I divini flagelli possono essere tanti e sono sempre come l’ultimo richiamo al ravvedimento e alla conversione del cuore. Questo vale per tutti. Il terribile tsunami del 2004, che colpì le coste di tanti paesi dove si fa turismo sessuale e il tremendo terremoto di Haiti, un paese notoriamente pieno di riti vudù e consacrato a Satana, ne sono ampia testimonianza.

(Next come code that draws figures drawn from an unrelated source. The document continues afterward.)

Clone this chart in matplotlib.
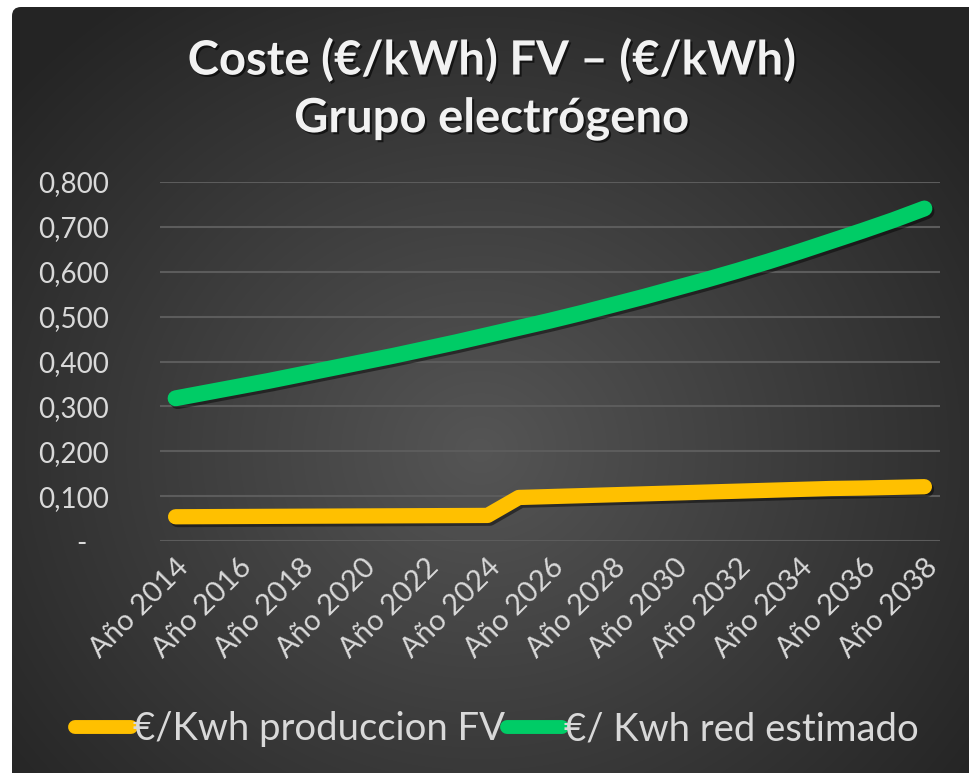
import numpy as np
import matplotlib
matplotlib.use("Agg")
import matplotlib.pyplot as plt
from matplotlib.patches import FancyBboxPatch
from matplotlib.lines import Line2D
import matplotlib.patheffects as pe

years = list(range(2014, 2039))
categories = [f"Año {y}" for y in years]
fv_cost = [0.054, 0.0543, 0.0546, 0.0549, 0.0552, 0.0555, 0.0558, 0.0561, 0.0564, 0.0567, 0.057,
           0.097, 0.099, 0.101, 0.103, 0.105, 0.107, 0.109, 0.111, 0.113, 0.115, 0.117, 0.118, 0.1195, 0.121]
red_cost = [0.318, 0.331, 0.344, 0.357, 0.371, 0.385, 0.399, 0.413, 0.428, 0.443, 0.459, 0.475, 0.491,
            0.508, 0.526, 0.544, 0.563, 0.582, 0.602, 0.623, 0.645, 0.668, 0.691, 0.715, 0.741]
series_names = ["€/Kwh produccion FV", "€/ Kwh red estimado"]
ytick_vals = [0.0, 0.1, 0.2, 0.3, 0.4, 0.5, 0.6, 0.7, 0.8]
ytick_labels = ["-   ", "0,100", "0,200", "0,300", "0,400", "0,500", "0,600", "0,700", "0,800"]
title_text = "Coste (€/kWh) FV – (€/kWh)\nGrupo electrógeno"

FONT = ["Lato", "DejaVu Sans"]
plt.rcParams['font.family'] = FONT
TXT = "#d9d9d9"
YELLOW = "#ffc000"
GREEN = "#00cc66"

W, H = 969, 773
fig = plt.figure(figsize=(W / 100, H / 100), dpi=100, facecolor="white")

# background panel with radial gradient
bg = fig.add_axes([0, 0, 1, 1])
bg.set_xlim(0, W)
bg.set_ylim(H, 0)
bg.axis("off")
yy, xx = np.mgrid[0:H, 0:W]
cx, cy = 480, 450
d = np.sqrt(((xx - cx) / 620.0) ** 2 + ((yy - cy) / 560.0) ** 2)
d = np.clip(d, 0, 1)
c0 = np.array([0x55, 0x55, 0x55]) / 255.0
c1 = np.array([0x24, 0x24, 0x24]) / 255.0
img = c0[None, None, :] * (1 - d[..., None]) + c1[None, None, :] * d[..., None]
im = bg.imshow(img, extent=[0, W, H, 0], aspect="auto", interpolation="bilinear", zorder=0)
panel = FancyBboxPatch((12, 7), W + 30, H + 30, boxstyle="round,pad=0,rounding_size=9",
                       transform=bg.transData, facecolor="none", edgecolor="none")
bg.add_patch(panel)
im.set_clip_path(panel)

# main axes
L, R, T, B = 160, 940, 182, 541
ax = fig.add_axes([L / W, (H - B) / H, (R - L) / W, (B - T) / H])
ax.set_facecolor("none")
x = np.arange(len(years))
ax.set_xlim(-0.5, len(years) - 0.5)
ax.set_ylim(0, 0.8)
for s in ax.spines.values():
    s.set_visible(False)
ax.set_yticks(ytick_vals)
ax.set_yticklabels(ytick_labels)
ax.yaxis.grid(True, color="#5c5c5c", linewidth=1.5)
ax.set_axisbelow(True)
ax.tick_params(axis="y", length=0, pad=37, labelsize=20, labelcolor=TXT)
ax.set_xticks(x[::2])
ax.set_xticklabels(categories[::2], rotation=45, ha="right", rotation_mode="anchor")
ax.tick_params(axis="x", length=0, pad=9, labelsize=21, labelcolor=TXT)

shadow = [pe.SimpleLineShadow(offset=(1.5, -2.0), shadow_color="black", alpha=0.45), pe.Normal()]
ax.plot(x, fv_cost, color=YELLOW, lw=11, solid_capstyle="round", solid_joinstyle="round",
        path_effects=shadow, zorder=3)
ax.plot(x, red_cost, color=GREEN, lw=11.5, solid_capstyle="round", solid_joinstyle="round",
        path_effects=shadow, zorder=3)

# title
fig.text(492 / W, 1 - 89 / H, title_text, ha="center", va="center", fontsize=34,
         fontweight="bold", color="#f2f2f2", linespacing=1.38,
         path_effects=[pe.withSimplePatchShadow(offset=(1.5, -1.5), shadow_rgbFace="black", alpha=0.6)])

# legend
handles = [Line2D([0], [0], color=YELLOW, lw=10, solid_capstyle="round"),
           Line2D([0], [0], color=GREEN, lw=10, solid_capstyle="round")]
fig.legend(handles, series_names, loc="center", bbox_to_anchor=(497 / W, 1 - 729 / H), ncol=2,
           frameon=False, fontsize=27.5, labelcolor=TXT, handlelength=1.45, handletextpad=0.05,
           columnspacing=0.05)

fig.savefig("out.png", dpi=100, facecolor="white")
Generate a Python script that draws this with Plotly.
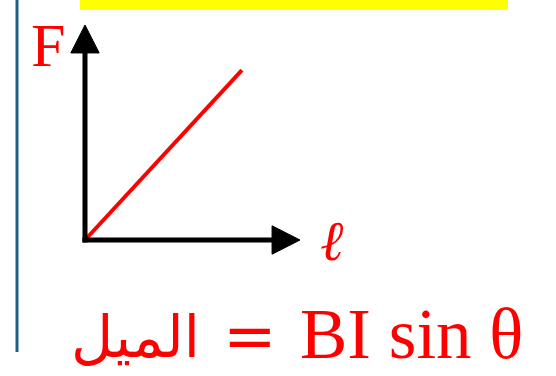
import plotly.graph_objects as go

# data (in axis units; origin at the arrows' corner)
line_l = [0, 7.3]
line_F = [0, 7.9]
axis_max = 10
label_y = "F"
label_x = "ℓ"
formula_ar = "الميل"
formula_eq = "="
formula_en = "BI sin θ"

W, H = 556, 376
px = lambda v: v / W
py = lambda v: 1 - v / H
U = 21.5  # pixels per axis unit

fig = go.Figure()
fig.add_trace(go.Scatter(x=line_l, y=line_F, mode="lines",
                         line=dict(color="#ff0000", width=4), hoverinfo="skip"))

hb = 8.7   # arrowhead base
hw = 0.66  # arrowhead half width
shapes = [
    dict(type="rect", xref="paper", yref="paper", x0=px(80), x1=px(508), y0=py(10), y1=py(0),
         fillcolor="#ffff00", line=dict(width=0), layer="below"),
    dict(type="line", xref="paper", yref="paper", x0=px(17), x1=px(17), y0=py(352), y1=py(0),
         line=dict(color="#1f5f86", width=3)),
    dict(type="line", xref="x", yref="y", x0=0, x1=0, y0=-0.12, y1=hb + 0.1,
         line=dict(color="black", width=5)),
    dict(type="line", xref="x", yref="y", x0=-0.12, x1=hb + 0.1, y0=0, y1=0,
         line=dict(color="black", width=5)),
    dict(type="path", xref="x", yref="y",
         path=f"M {-hw} {hb} L {hw} {hb} L 0 {axis_max} Z",
         fillcolor="black", line=dict(color="black", width=1)),
    dict(type="path", xref="x", yref="y",
         path=f"M {hb} {-hw} L {hb} {hw} L {axis_max} 0 Z",
         fillcolor="black", line=dict(color="black", width=1)),
]

red = "#ff0000"
annotations = [
    dict(text=label_y, xref="paper", yref="paper", x=px(48), y=py(45),
         xanchor="center", yanchor="middle", showarrow=False,
         font=dict(family="Liberation Serif", size=62, color=red)),
    dict(text=f"<i>{label_x}</i>", xref="paper", yref="paper", x=px(332), y=py(240),
         xanchor="center", yanchor="middle", showarrow=False,
         font=dict(family="DejaVu Serif", size=56, color=red)),
    dict(text=formula_ar, xref="paper", yref="paper", x=px(135), y=py(337),
         xanchor="center", yanchor="middle", showarrow=False,
         font=dict(family="DejaVu Sans", size=58, color=red)),
    dict(text=formula_eq, xref="paper", yref="paper", x=px(250), y=py(336),
         xanchor="center", yanchor="middle", showarrow=False,
         font=dict(family="DejaVu Sans", size=64, color=red)),
    dict(text=formula_en, xref="paper", yref="paper", x=px(412), y=py(334),
         xanchor="center", yanchor="middle", showarrow=False,
         font=dict(family="Liberation Serif", size=71, color=red)),
]

fig.update_layout(
    width=W, height=H, margin=dict(l=0, r=0, t=0, b=0),
    paper_bgcolor="white", plot_bgcolor="white", showlegend=False,
    xaxis=dict(domain=[px(85 - U), px(300 + U)], range=[-1, axis_max + 1],
               visible=False, fixedrange=True),
    yaxis=dict(domain=[py(240 + U), py(25 - U)], range=[-1, axis_max + 1],
               visible=False, fixedrange=True),
    shapes=shapes, annotations=annotations,
)
fig.write_html("out.html", config={"displayModeBar": False},
               post_script="document.body.style.margin='0';")
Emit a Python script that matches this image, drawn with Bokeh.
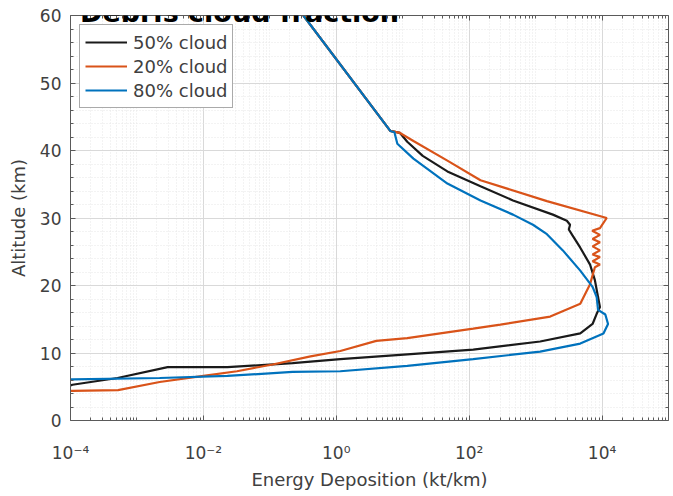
from bokeh.plotting import figure
from bokeh.models import (FixedTicker, LogAxis, LinearAxis, Legend, LegendItem, Label)
from bokeh.embed import file_html
from bokeh.resources import INLINE

# ---- data (Energy deposition kt/km, altitude km) ----
e_50 = [0.32, 6.5, 9.1, 11.7, 20, 47, 148, 457, 1820, 2950, 3300, 3160, 3550, 4700, 6600,
        7800, 8700, 9300, 8300, 7200, 4700, 1170, 115, 11.7, 1.15, 0.22, 0.023, 0.0029,
        0.00051, 0.000107, 0.0001]
alt_50 = [60, 42.9, 42.6, 41.3, 39.2, 36.9, 34.7, 32.6, 30.5, 29.6, 29.0, 28.3, 27.5, 25.6, 23.1,
          20.8, 18.3, 16.8, 15.8, 14.3, 12.9, 11.7, 10.5, 9.8, 9.1, 8.5, 7.9, 7.9,
          6.3, 5.3, 5.2]

e_20 = [0.32, 6.5, 9.1, 14.5, 47, 148, 1480, 11750, 9300, 7100, 9300, 7200, 9300, 7200, 9300,
        7200, 9300, 7200, 9300, 7800, 6600, 4700, 1660, 295, 115, 11.7, 4.0, 1.15, 0.41,
        0.11, 0.032, 0.010, 0.0022, 0.00052, 0.000107, 0.0001]
alt_20 = [60, 42.9, 42.6, 41.4, 38.5, 35.6, 32.5, 30.0, 28.5, 28.1, 27.5, 26.9, 26.4, 25.8, 25.2,
          24.6, 24.2, 23.6, 23.1, 22.7, 20.2, 17.3, 15.4, 14.2, 13.6, 12.2, 11.8, 10.3, 9.5,
          8.3, 7.3, 6.6, 5.7, 4.5, 4.4, 4.4]

e_80 = [0.32, 6.5, 7.5, 8.3, 14.5, 47, 148, 457, 912, 1480, 2570, 4700, 7200, 8300, 8700,
        11200, 12300, 10500, 4700, 1170, 115, 11.7, 1.15, 0.22, 0.023, 0.0022, 0.000107, 0.0001]
alt_80 = [60, 42.9, 42.7, 41.0, 38.8, 35.1, 32.6, 30.5, 29.0, 27.6, 25.2, 22.2, 19.8, 18.3, 16.4,
          15.7, 14.3, 12.9, 11.4, 10.2, 9.1, 8.1, 7.3, 7.2, 6.6, 6.3, 6.1, 6.1]

series_names = ["50% cloud", "20% cloud", "80% cloud"]
series_colors = ["#1a1a1a", "#D95319", "#0072BD"]

x_major = [1e-4, 1e-2, 1, 1e2, 1e4]
x_major_labels = ["10\u207b\u2074", "10\u207b\u00b2", "10\u2070", "10\u00b2", "10\u2074"]
y_major = [0, 10, 20, 30, 40, 50, 60]

title_text = "Debris cloud fraction"
x_label = "Energy Deposition (kt/km)"
y_label = "Altitude (km)"

FONT = "DejaVu Sans"
TXT = "#404040"

p = figure(width=673, height=492, x_axis_type="log", x_range=(1e-4, 1e5), y_range=(0, 60),
           output_backend="svg", toolbar_location=None,
           min_border_left=70, min_border_right=5, min_border_top=15, min_border_bottom=67)

x_minor = []
for k in range(-4, 5):
    for m in range(1, 10):
        v = m * 10.0 ** k
        if v not in x_major:
            x_minor.append(v)
y_minor = [v for v in range(0, 61, 2) if v % 10 != 0]

xt = FixedTicker(ticks=x_major, minor_ticks=x_minor)
yt = FixedTicker(ticks=y_major, minor_ticks=y_minor)

p.xaxis.ticker = xt
p.yaxis.ticker = yt
p.xaxis.major_label_overrides = {v: s for v, s in zip(x_major, x_major_labels)}

for ax in [p.xaxis[0], p.yaxis[0]]:
    ax.major_tick_in = 5
    ax.major_tick_out = 0
    ax.minor_tick_in = 3
    ax.minor_tick_out = 0
    ax.axis_line_color = "#5a5a5a"
    ax.major_tick_line_color = "#5a5a5a"
    ax.minor_tick_line_color = "#5a5a5a"
    ax.major_label_text_font = FONT
    ax.major_label_text_font_size = "17px"
    ax.major_label_text_color = TXT
    ax.axis_label_text_font = FONT
    ax.axis_label_text_font_size = "18px"
    ax.axis_label_text_color = TXT
    ax.axis_label_text_font_style = "normal"

p.xaxis.axis_label = x_label
p.yaxis.axis_label = y_label
p.xaxis.major_label_standoff = 22
p.xaxis.axis_label_standoff = 3
p.yaxis.major_label_standoff = 9
p.yaxis.axis_label_standoff = 8

top_ax = LogAxis(ticker=xt, major_label_text_color=None, major_tick_in=5, major_tick_out=0,
                 minor_tick_in=3, minor_tick_out=0, axis_line_color="#5a5a5a",
                 major_tick_line_color="#5a5a5a", minor_tick_line_color="#5a5a5a",
                 major_label_text_font_size="1px")
right_ax = LinearAxis(ticker=yt, major_label_text_color=None, major_tick_in=5, major_tick_out=0,
                      minor_tick_in=3, minor_tick_out=0, axis_line_color="#5a5a5a",
                      major_tick_line_color="#5a5a5a", minor_tick_line_color="#5a5a5a",
                      major_label_text_font_size="1px")
p.add_layout(top_ax, "above")
p.add_layout(right_ax, "right")

p.outline_line_color = None
p.xgrid.grid_line_color = "#d9d9d9"
p.ygrid.grid_line_color = "#d9d9d9"
p.xgrid.minor_grid_line_color = "#e6e6e6"
p.ygrid.minor_grid_line_color = "#e6e6e6"
p.xgrid.minor_grid_line_dash = "1 2"
p.ygrid.minor_grid_line_dash = "1 2"

renderers = []
for xs, ys, c in [(e_50, alt_50, series_colors[0]), (e_20, alt_20, series_colors[1]),
                  (e_80, alt_80, series_colors[2])]:
    r = p.line(xs, ys, line_color=c, line_width=2.2)
    renderers.append(r)

legend = Legend(items=[LegendItem(label=n, renderers=[r]) for n, r in zip(series_names, renderers)],
                location="top_left", margin=9, padding=5, spacing=0,
                glyph_width=42, glyph_height=24, label_height=24, label_standoff=6,
                label_text_font=FONT, label_text_font_size="18px", label_text_color=TXT,
                border_line_color="#555555", border_line_width=1,
                background_fill_color="white", background_fill_alpha=1)
p.add_layout(legend, "center")

title = Label(x=0.035, y=60.5, text=title_text, text_align="center", text_baseline="alphabetic",
              text_font=FONT, text_font_size="27px", text_font_style="bold", text_color="black")
p.add_layout(title)

open("out.html", "w").write(file_html(p, INLINE))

Ma perché l’ira di Dio non risparmia gli innocenti come i bambini? Che colpe possono avere? Ebbene, è Gesù crocifisso che dà la risposta: “Io sono crocifisso con voi, innocente più di voi. E della vostra morte unita alla mia, faccio offerta e immolazione gradita a Dio, a favore dei nostri fratelli peccatori”. Sì, la sofferenza degli innocenti è l’aggiunta di “ciò che manca ai patimenti di Cristo”, come dice San Paolo, a favore del Suo Corpo mistico, che è la Chiesa (cfr. Col 1,24). È questo che salva il mondo e allontana altri e peggiori castighi. Così insegna la vita di tanti Santi, che come Padre Pio si offrivano di soffrire e morire per gli altri. Dio, in Gesù, non è mai così presente e attivo come quando s’incarna in un sofferente che offre la sua vita a Dio.

Così è lamore che trionfa. E se è vero che l’amore si misura dal sacrificio, chi offre la sua vita fa il più grande dei sacrifici. E ciò vale anche per le vittime involontarie come i Bambini di Betlemme trucidati dalla furia omicida di Erode. Essi sono definitivamente salvi nel Regno di Dio. Così i bambini morti nel terremoto o in altre sciagure. La loro vita è sacrificata a causa della cattiveria degli uomini e può servire, nella divina economia, alla salvezza eterna dei loro cari e di tanti altri. La vera Salvezza, infatti, non è restare qui, ma entrare nel Regno eterno della luce, della gioia e della pace di Dio. Questa è la lettura da fare e il messaggio da annunziare dai tetti, come Giona a Ninive, aggiungendo che con Gesù e solo con Lui tutto si può salvare. E che in Lui anche i nostri morti vivono, nella pace eterna dei Santi.